En second lieu, et c’est la deuxième limite du présent budget, les crédits de la mission sont insatisfaisants s’agissant de certaines dépenses de fonctionnement et d’investissement. Le risque est, comme cela est déjà arrivé par le passé, qu’à la sortie d’un plan d’équipement porté cette fois-ci par le plan de relance les dépenses d’investissement se tarissent, dans une sorte de stop and go difficilement soutenable.

En particulier, l’investissement dans l’immobilier ne répond pas à l’acuité des enjeux, surtout pour la gendarmerie nationale.

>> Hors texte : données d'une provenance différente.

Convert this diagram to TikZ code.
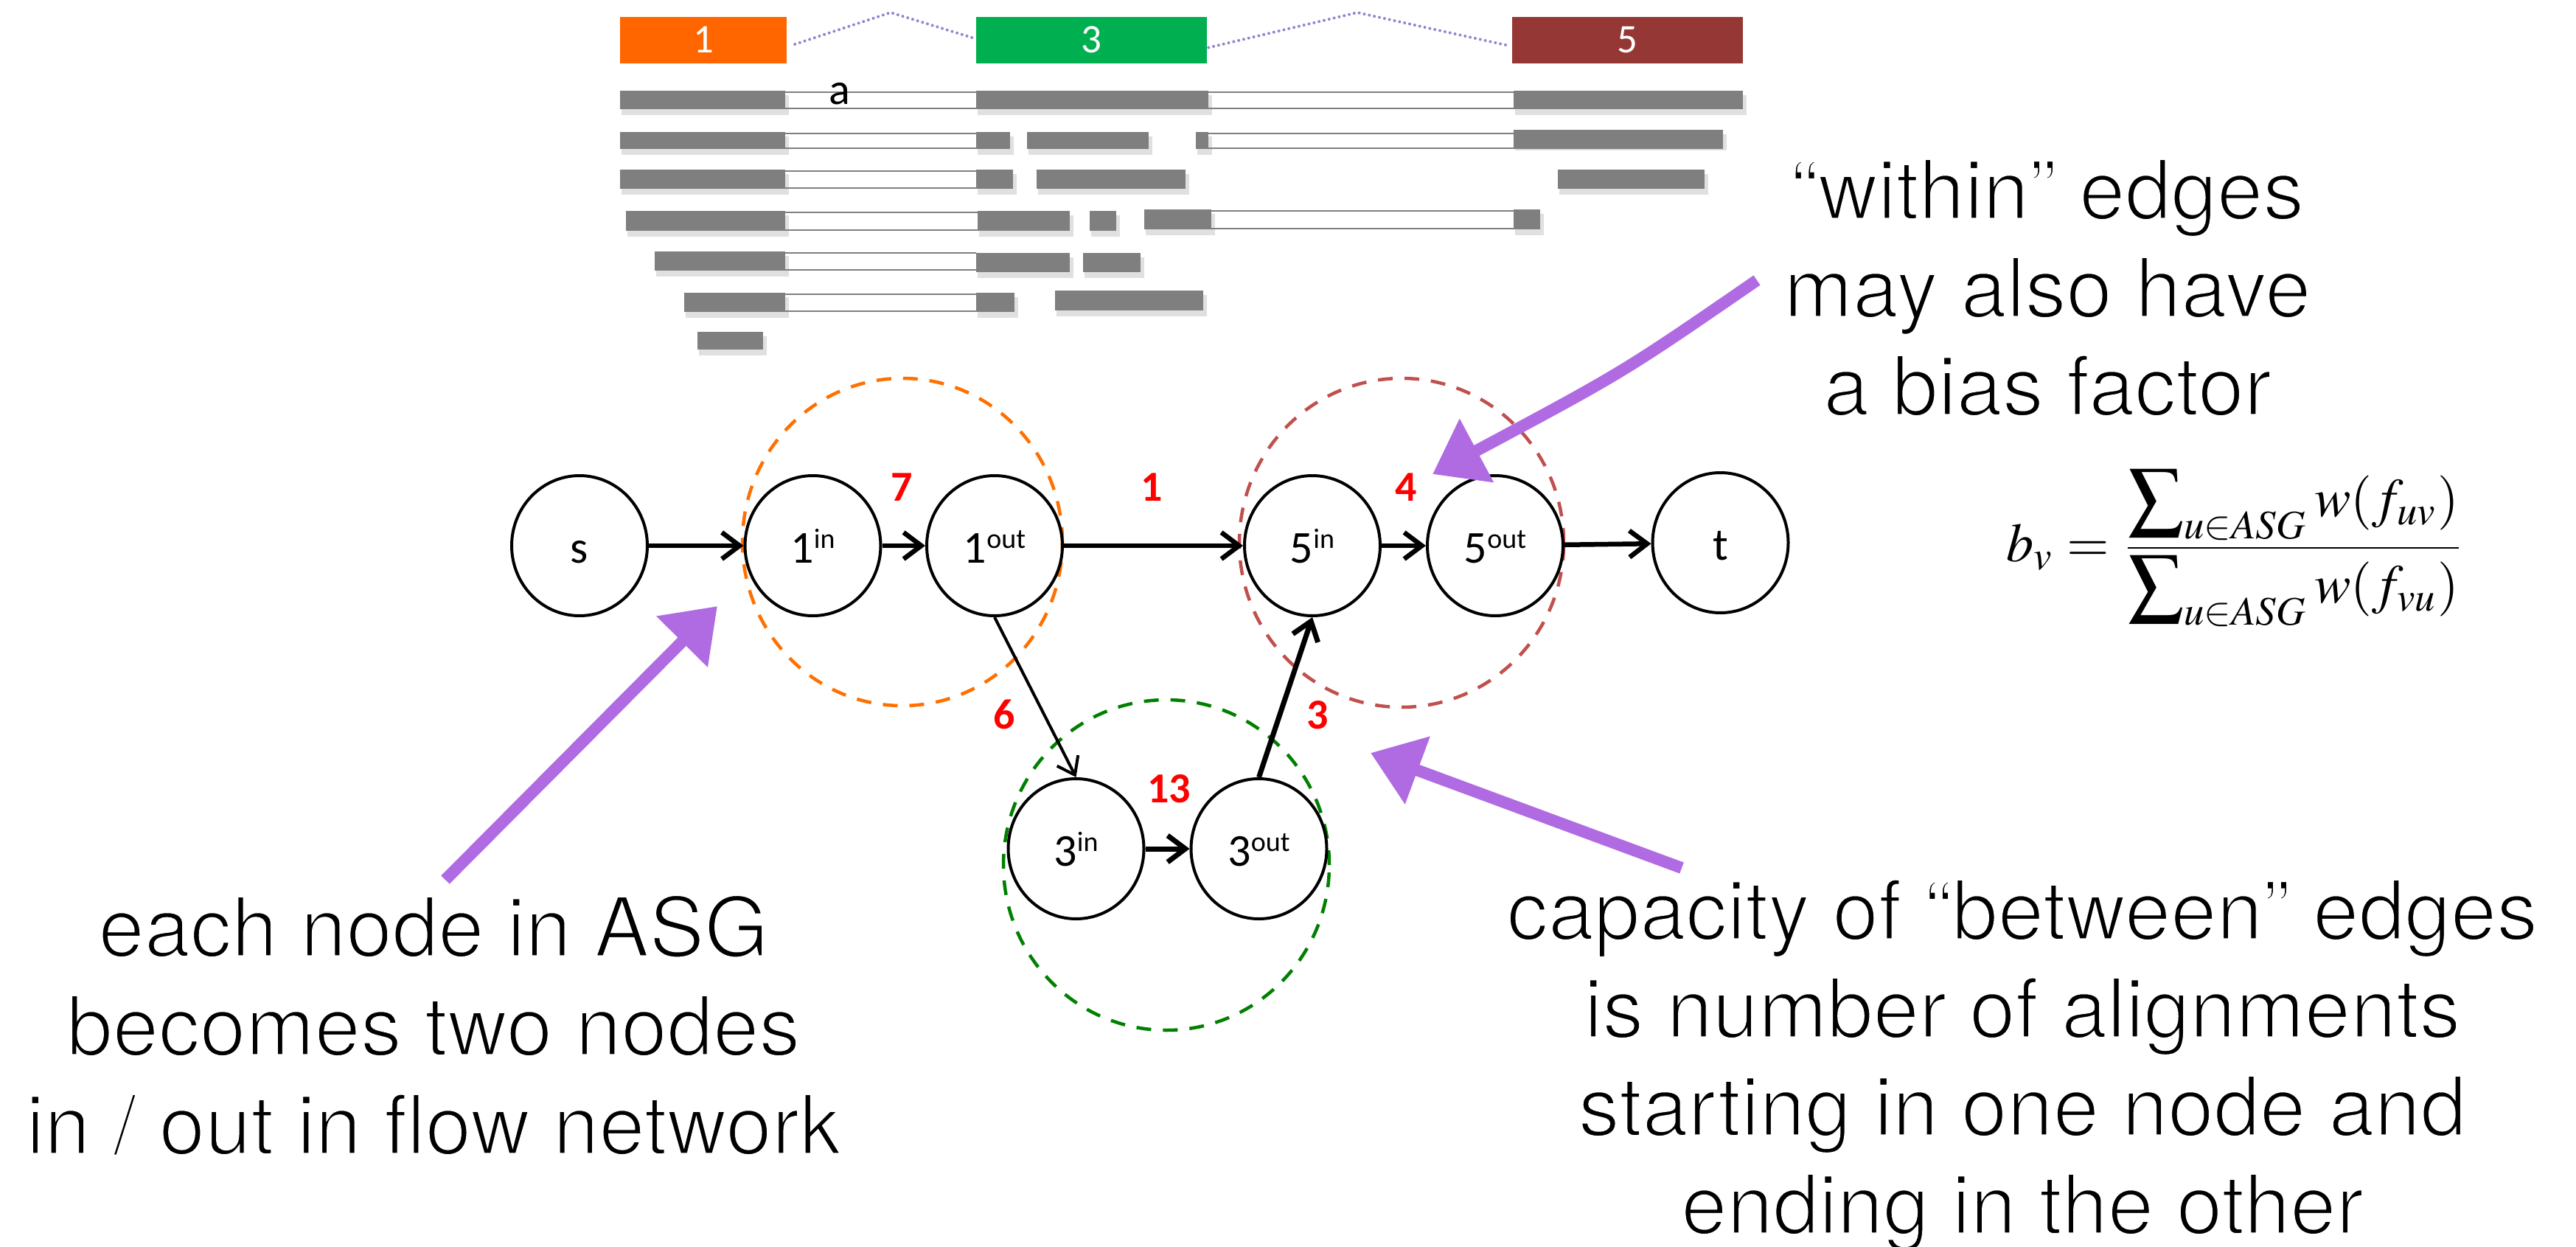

En effet, les crédits d’investissement portés par la mission pour les locaux de la gendarmerie, c’est-à-dire principalement les casernes, sont en baisse de 42, 5 millions d’euros en autorisations d’engagement. Ils n’augmentent que très modérément, de 13, 5 millions d’euros, en crédits de paiement.

Globalement, les crédits de paiement s’établissent ainsi à 130 millions d’euros en 2023, chiffre à comparer au montant des revalorisations catégorielles que je viens d’évoquer. Le caractère modeste de cette somme doit être souligné, d’autant qu’à compter de 2023 les crédits du plan de relance ne viennent plus apporter un complément significatif comme cela avait été le cas en 2021 et 2022.

Je rappelle que, s’agissant de l’immobilier, l’effort doit être maintenu sur la durée.

Je voudrais conclure par quelques mots sur le compte d’affectation spéciale « Contrôle de la circulation et du stationnement routiers » et sur la politique de sécurité routière.

En 2021, année encore marquée par les restrictions de déplacement dans le cadre de la gestion de la crise sanitaire, la mortalité avait augmenté par rapport à 2020, 3 219 personnes ayant alors été tuées sur les routes de France.

Par rapport à 2019, cependant, année de référence avant la pandémie, la mortalité avait diminué de 9 % et l’accidentalité, de 4, 5 %.